Brewery “Cortijillo”
Avenida Mar De Plata
º3 Bajo
18690
Almuñécar


Córdoba
Ho una fame che non ci vedo. Per Iraia stasera equivale ad una specie di riunione di famiglia. A Córdoba ha mezza famiglia e un numero incalcolabile di amici con i quali passa mezza estate a ballare, bere e cantare fino alle cinque della mattina. Usciamo con le sue amiche – ho la sensazione che prima di mangiare passerà un secolo – in un localuccio vicino al nostro hotel, proprio davanti alla Mezquita. In una vetrina ci sono delle tortilla di patatas enormi, che sembrano quasi una forma di pecorino.
Bar Santos
Calle Magistral González Francés, 3
14003
Córdoba
Le ragazze prendono una birra ma io – da oramai non so quando – non riesco a mandarne giù neanche un sorso. Prendo un calice di vino bianco e poi andiamo a fare le foto alla Calleja de Las Flores, un minuscolo vicolo che è stato addirittura dichiarato patrimonio dell’umanità dall’Unesco. La vera magia però è alla fine: una volta percorsa la breve stradina, basta girarsi per rimanere incantati dallo scorcio unico sulla torre della Moschea e – questa sera in particolare – anche della luna andalusa che guarda le sue case bianche di gesso come farebbe in un quadro.

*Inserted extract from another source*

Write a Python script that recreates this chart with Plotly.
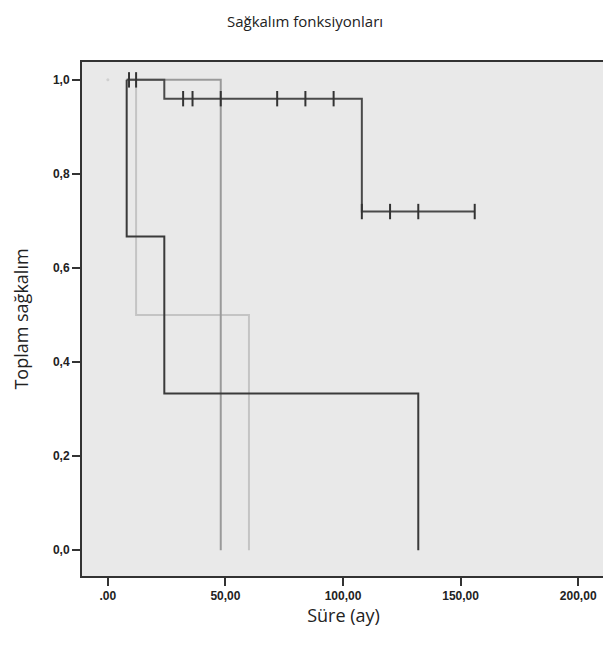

Finalmente raggiungiamo il locale della cena dove suonano il flamenco dal vivo. La tipa ci offre un privé gratis, ovvero una stanza con bagno privato al secondo piano che si affaccia sul cortile interno. Arrivano Fran, José e anche Nacho stavolta, con il quale ho un accordo segreto sull’ordinazione dei Flamenquines – ho già spiegato di questi, qui. Ma passa ancora mezz’ora e altri tre calici di vino prima di mettere qualcosa sotto i denti. Oramai credo di non avere più fame quando arrivano le tapas, compreso un tataki di tonno e – udite udite – l’alga Wakame. C’è il tartufo, il salmorejo e chissà cos’altro. Tutti i sapori si mescolano come succede spesso qui e non sai più distinguere niente. Alla fine pare che si debba sempre mangiare fino a scoppiare ma continuo ad andare a dormire sognando la colazione.
La Chiquita de Quini
Calle Manríquez, 3
14003
Córdoba
Il giorno dopo Córdoba è quasi deserta, così come le strade che percorrono l’Andalucia in lungo e in largo. C’è Starman in radio mentre guido tra il nulla e i paesini bianchi in lontananza che sembrano chiazze di nevi perenni. Certi luoghi sono così: inaspettatamente illuminano il nostro viaggio come un lampo nel buio, sono una Coca-Cola per combattere l’hangover, un abbraccio lunghissimo dopo essersi persi per chilometri.
Ed è esattamente per questo che li amiamo.